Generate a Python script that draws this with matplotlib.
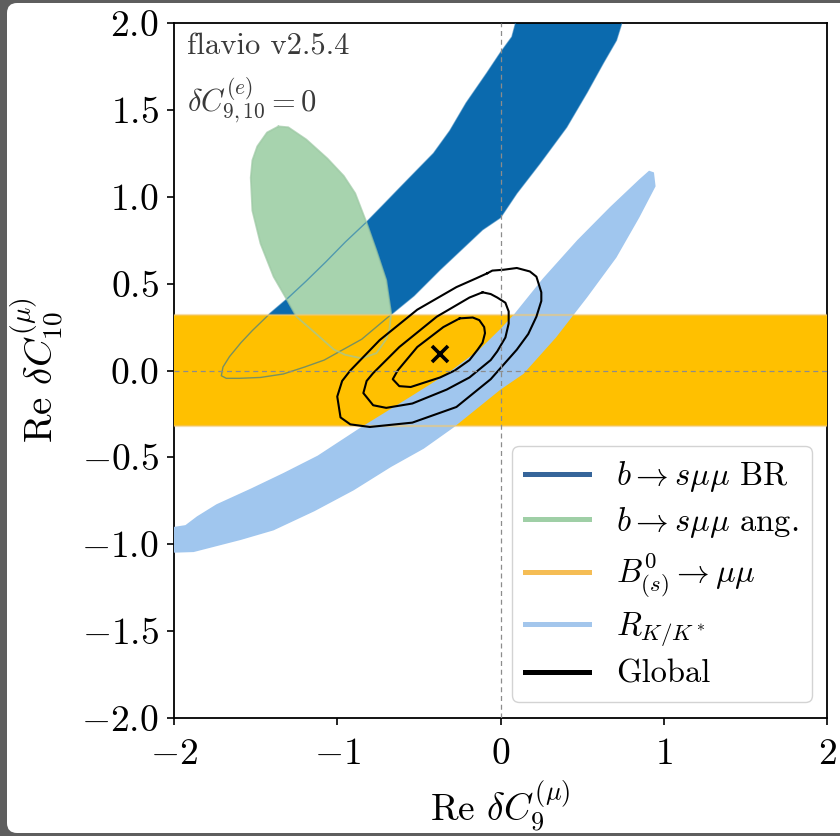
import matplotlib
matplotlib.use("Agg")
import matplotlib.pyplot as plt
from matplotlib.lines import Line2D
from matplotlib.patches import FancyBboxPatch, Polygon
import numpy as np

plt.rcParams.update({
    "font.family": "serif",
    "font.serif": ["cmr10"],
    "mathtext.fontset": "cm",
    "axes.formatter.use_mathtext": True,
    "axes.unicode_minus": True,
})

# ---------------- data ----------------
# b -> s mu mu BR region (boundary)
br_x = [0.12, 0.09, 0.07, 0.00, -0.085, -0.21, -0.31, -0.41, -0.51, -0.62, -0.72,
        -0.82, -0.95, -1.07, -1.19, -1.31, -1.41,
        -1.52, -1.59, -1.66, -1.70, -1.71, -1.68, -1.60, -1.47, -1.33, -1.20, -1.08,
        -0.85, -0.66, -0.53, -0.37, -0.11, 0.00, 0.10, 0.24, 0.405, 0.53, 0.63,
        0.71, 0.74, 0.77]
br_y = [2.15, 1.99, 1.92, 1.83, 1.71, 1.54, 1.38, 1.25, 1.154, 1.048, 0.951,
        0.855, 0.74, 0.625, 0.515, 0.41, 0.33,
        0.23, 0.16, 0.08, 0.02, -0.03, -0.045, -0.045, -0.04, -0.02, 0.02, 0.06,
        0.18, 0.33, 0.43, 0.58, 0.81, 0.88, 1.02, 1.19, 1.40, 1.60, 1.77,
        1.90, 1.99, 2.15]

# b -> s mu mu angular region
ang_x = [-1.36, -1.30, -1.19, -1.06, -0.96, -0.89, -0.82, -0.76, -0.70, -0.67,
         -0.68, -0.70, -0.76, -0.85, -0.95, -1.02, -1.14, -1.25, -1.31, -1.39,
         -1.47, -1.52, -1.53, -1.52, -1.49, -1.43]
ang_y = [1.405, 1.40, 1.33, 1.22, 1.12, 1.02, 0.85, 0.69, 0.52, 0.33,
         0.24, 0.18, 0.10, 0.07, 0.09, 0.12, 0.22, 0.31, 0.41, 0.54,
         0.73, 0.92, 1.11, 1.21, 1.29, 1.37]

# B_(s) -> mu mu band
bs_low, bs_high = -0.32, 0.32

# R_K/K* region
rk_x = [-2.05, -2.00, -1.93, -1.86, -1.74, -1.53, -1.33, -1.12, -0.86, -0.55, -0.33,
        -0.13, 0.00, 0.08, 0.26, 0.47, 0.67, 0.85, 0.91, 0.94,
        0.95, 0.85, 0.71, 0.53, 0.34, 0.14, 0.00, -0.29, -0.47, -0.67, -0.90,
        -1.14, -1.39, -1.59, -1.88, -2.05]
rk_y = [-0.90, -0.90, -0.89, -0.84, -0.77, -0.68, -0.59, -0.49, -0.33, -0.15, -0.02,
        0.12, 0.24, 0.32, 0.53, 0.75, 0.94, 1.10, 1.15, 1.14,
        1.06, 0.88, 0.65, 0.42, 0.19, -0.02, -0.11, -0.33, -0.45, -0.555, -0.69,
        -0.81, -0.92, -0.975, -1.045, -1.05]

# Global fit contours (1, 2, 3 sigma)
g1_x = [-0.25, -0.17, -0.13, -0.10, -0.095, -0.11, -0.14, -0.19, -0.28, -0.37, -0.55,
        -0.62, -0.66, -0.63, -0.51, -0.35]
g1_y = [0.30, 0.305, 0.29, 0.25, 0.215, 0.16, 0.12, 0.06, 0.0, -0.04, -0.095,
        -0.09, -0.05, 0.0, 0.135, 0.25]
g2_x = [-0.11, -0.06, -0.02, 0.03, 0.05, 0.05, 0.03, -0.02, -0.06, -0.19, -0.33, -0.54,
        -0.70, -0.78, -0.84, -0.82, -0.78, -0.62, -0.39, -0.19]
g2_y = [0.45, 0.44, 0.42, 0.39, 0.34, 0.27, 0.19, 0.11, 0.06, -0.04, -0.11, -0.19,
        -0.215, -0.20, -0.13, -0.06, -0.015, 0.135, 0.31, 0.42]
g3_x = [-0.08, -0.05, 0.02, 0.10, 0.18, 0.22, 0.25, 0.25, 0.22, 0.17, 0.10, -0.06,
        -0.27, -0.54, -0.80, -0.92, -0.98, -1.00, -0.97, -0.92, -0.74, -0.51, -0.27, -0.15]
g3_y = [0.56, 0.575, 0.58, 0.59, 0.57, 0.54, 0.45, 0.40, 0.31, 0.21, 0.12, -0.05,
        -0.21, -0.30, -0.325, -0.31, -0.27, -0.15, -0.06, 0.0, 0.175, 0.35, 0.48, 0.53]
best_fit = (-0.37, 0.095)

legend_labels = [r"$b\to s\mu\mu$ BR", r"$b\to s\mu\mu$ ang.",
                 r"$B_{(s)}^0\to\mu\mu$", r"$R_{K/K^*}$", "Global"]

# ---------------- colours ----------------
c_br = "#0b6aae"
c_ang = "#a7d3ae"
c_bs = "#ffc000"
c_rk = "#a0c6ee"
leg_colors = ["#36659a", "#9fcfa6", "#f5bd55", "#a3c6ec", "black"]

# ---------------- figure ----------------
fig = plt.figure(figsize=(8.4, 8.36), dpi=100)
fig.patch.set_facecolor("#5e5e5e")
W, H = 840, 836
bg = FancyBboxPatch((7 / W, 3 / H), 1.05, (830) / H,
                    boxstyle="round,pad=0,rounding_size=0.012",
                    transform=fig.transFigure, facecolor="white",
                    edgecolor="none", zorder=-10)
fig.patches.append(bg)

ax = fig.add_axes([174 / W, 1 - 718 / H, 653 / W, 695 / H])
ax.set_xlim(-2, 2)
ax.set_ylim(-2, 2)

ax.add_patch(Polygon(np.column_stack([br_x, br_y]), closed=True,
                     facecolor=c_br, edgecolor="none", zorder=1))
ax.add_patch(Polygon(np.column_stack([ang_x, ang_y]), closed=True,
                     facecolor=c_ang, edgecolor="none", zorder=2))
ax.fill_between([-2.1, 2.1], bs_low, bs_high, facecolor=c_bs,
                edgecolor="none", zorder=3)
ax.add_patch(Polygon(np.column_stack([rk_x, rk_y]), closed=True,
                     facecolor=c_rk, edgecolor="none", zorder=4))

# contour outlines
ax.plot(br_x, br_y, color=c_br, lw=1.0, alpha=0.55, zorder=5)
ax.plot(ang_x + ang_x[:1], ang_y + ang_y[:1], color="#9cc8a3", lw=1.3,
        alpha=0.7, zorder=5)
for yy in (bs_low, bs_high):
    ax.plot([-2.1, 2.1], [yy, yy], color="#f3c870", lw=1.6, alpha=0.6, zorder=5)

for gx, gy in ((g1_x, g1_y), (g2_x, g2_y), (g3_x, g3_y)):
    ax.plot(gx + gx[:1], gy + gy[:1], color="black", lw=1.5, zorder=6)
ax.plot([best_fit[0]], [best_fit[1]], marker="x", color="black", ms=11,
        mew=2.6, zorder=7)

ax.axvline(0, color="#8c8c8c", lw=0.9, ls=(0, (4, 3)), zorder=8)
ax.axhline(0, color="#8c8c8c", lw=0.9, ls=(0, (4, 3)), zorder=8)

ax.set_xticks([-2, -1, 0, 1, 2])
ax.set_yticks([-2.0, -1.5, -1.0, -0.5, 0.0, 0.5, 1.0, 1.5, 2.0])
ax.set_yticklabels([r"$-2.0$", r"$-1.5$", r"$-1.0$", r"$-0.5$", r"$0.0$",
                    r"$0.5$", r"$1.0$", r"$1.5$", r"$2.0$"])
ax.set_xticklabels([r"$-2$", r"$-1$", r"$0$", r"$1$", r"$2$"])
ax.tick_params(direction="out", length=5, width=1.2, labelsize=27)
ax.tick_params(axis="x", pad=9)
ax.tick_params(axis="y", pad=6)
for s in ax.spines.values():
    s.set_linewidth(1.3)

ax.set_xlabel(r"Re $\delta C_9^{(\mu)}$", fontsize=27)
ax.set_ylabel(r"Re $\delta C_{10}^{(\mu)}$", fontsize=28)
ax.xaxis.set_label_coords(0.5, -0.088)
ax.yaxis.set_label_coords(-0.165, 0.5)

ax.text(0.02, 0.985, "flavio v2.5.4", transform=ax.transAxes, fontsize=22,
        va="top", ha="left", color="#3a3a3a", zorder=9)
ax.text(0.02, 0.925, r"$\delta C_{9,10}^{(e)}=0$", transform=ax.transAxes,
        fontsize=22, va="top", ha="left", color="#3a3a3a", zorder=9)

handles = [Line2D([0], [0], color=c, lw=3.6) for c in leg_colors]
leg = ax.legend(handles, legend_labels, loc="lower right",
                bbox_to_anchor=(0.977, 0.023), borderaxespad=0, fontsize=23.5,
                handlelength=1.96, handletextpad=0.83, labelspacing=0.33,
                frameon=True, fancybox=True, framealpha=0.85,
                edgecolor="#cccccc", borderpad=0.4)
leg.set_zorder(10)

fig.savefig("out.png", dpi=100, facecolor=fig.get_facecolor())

> **Directive**
Take the lines from the start of the material to the line with "bs_low, bs_high = -0.32, 0.32", both included, and transcribe them exactly without the pictures.

> **Reply to the task**
Generate a Python script that draws this with matplotlib.
import matplotlib
matplotlib.use("Agg")
import matplotlib.pyplot as plt
from matplotlib.lines import Line2D
from matplotlib.patches import FancyBboxPatch, Polygon
import numpy as np

plt.rcParams.update({
    "font.family": "serif",
    "font.serif": ["cmr10"],
    "mathtext.fontset": "cm",
    "axes.formatter.use_mathtext": True,
    "axes.unicode_minus": True,
})

# ---------------- data ----------------
# b -> s mu mu BR region (boundary)
br_x = [0.12, 0.09, 0.07, 0.00, -0.085, -0.21, -0.31, -0.41, -0.51, -0.62, -0.72,
        -0.82, -0.95, -1.07, -1.19, -1.31, -1.41,
        -1.52, -1.59, -1.66, -1.70, -1.71, -1.68, -1.60, -1.47, -1.33, -1.20, -1.08,
        -0.85, -0.66, -0.53, -0.37, -0.11, 0.00, 0.10, 0.24, 0.405, 0.53, 0.63,
        0.71, 0.74, 0.77]
br_y = [2.15, 1.99, 1.92, 1.83, 1.71, 1.54, 1.38, 1.25, 1.154, 1.048, 0.951,
        0.855, 0.74, 0.625, 0.515, 0.41, 0.33,
        0.23, 0.16, 0.08, 0.02, -0.03, -0.045, -0.045, -0.04, -0.02, 0.02, 0.06,
        0.18, 0.33, 0.43, 0.58, 0.81, 0.88, 1.02, 1.19, 1.40, 1.60, 1.77,
        1.90, 1.99, 2.15]

# b -> s mu mu angular region
ang_x = [-1.36, -1.30, -1.19, -1.06, -0.96, -0.89, -0.82, -0.76, -0.70, -0.67,
         -0.68, -0.70, -0.76, -0.85, -0.95, -1.02, -1.14, -1.25, -1.31, -1.39,
         -1.47, -1.52, -1.53, -1.52, -1.49, -1.43]
ang_y = [1.405, 1.40, 1.33, 1.22, 1.12, 1.02, 0.85, 0.69, 0.52, 0.33,
         0.24, 0.18, 0.10, 0.07, 0.09, 0.12, 0.22, 0.31, 0.41, 0.54,
         0.73, 0.92, 1.11, 1.21, 1.29, 1.37]

# B_(s) -> mu mu band
bs_low, bs_high = -0.32, 0.32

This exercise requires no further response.